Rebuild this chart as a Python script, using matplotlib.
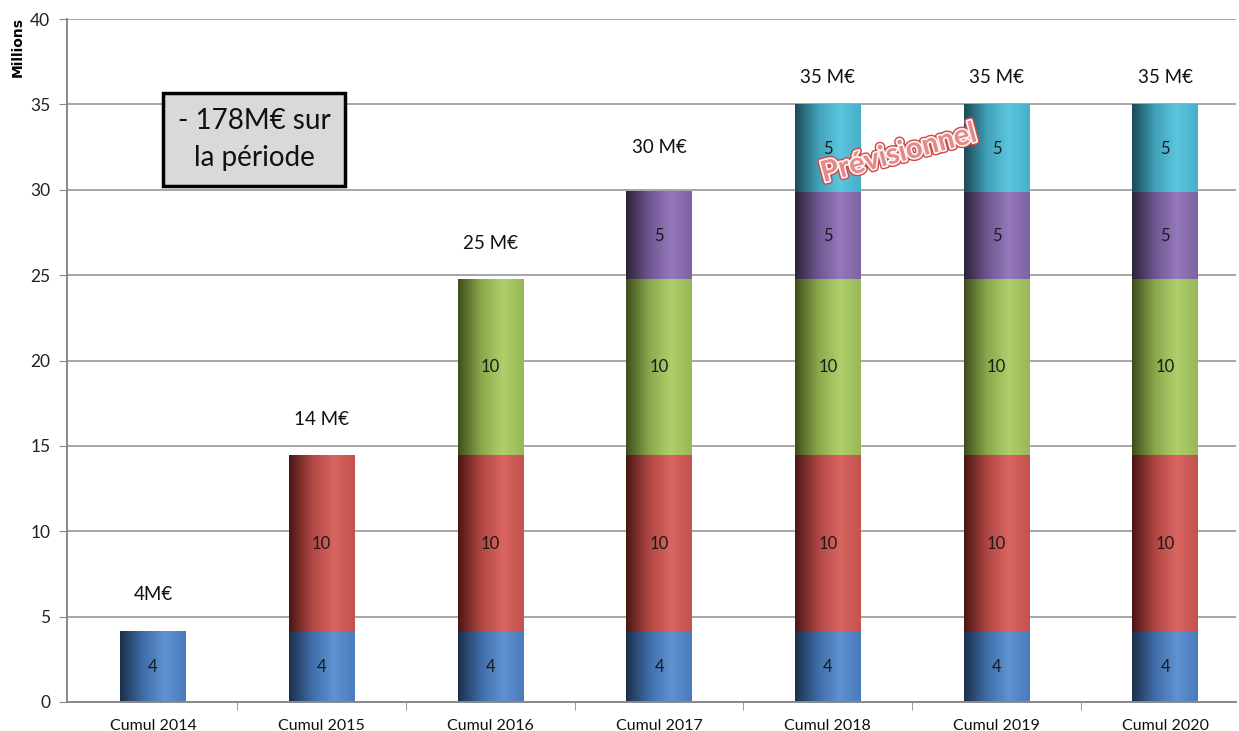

+---+

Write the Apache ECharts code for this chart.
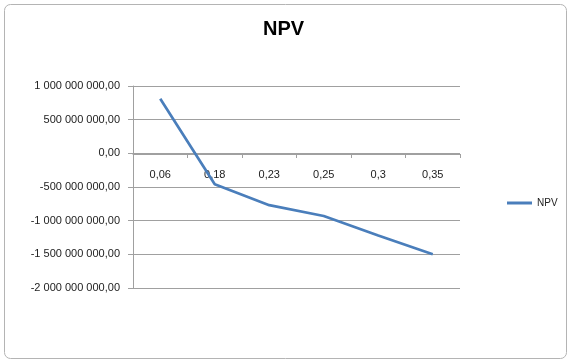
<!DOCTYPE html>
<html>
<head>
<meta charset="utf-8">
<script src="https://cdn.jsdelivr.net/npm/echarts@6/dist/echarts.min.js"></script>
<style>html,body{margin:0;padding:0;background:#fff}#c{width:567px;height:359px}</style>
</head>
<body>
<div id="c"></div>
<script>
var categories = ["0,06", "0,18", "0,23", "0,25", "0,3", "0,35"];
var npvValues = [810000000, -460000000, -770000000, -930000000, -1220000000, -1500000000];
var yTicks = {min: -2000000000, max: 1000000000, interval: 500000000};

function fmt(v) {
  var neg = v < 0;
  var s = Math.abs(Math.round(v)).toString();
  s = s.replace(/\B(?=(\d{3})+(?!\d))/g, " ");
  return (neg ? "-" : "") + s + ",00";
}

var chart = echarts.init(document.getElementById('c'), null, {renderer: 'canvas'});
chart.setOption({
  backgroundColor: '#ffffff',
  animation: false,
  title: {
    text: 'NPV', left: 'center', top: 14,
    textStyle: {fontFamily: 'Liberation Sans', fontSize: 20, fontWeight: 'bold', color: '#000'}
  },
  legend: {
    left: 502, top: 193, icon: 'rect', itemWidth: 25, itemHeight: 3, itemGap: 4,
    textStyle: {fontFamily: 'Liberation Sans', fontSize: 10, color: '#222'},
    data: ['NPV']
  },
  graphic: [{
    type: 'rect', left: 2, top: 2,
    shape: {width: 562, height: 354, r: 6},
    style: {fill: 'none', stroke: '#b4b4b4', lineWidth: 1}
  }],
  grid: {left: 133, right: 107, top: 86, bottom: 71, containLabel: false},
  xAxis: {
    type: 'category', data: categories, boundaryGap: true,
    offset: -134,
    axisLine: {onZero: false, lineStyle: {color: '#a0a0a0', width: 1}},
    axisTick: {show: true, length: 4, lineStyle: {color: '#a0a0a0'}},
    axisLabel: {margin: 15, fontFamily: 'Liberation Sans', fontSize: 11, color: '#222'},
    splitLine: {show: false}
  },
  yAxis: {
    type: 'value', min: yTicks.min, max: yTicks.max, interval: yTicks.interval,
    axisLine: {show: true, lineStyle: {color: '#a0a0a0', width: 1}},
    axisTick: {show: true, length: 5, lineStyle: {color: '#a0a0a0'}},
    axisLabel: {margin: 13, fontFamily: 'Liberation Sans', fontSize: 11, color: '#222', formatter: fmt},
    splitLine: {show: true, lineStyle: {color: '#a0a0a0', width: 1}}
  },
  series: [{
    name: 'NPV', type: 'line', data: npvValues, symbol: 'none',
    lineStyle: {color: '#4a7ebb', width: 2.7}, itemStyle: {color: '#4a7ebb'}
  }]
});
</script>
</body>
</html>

+---+

### EXERCISE REQUIREMENTS
Report the number of lines in the listing above that include the word "script", and nothing else.

### ANSWER FOR THE TASK
4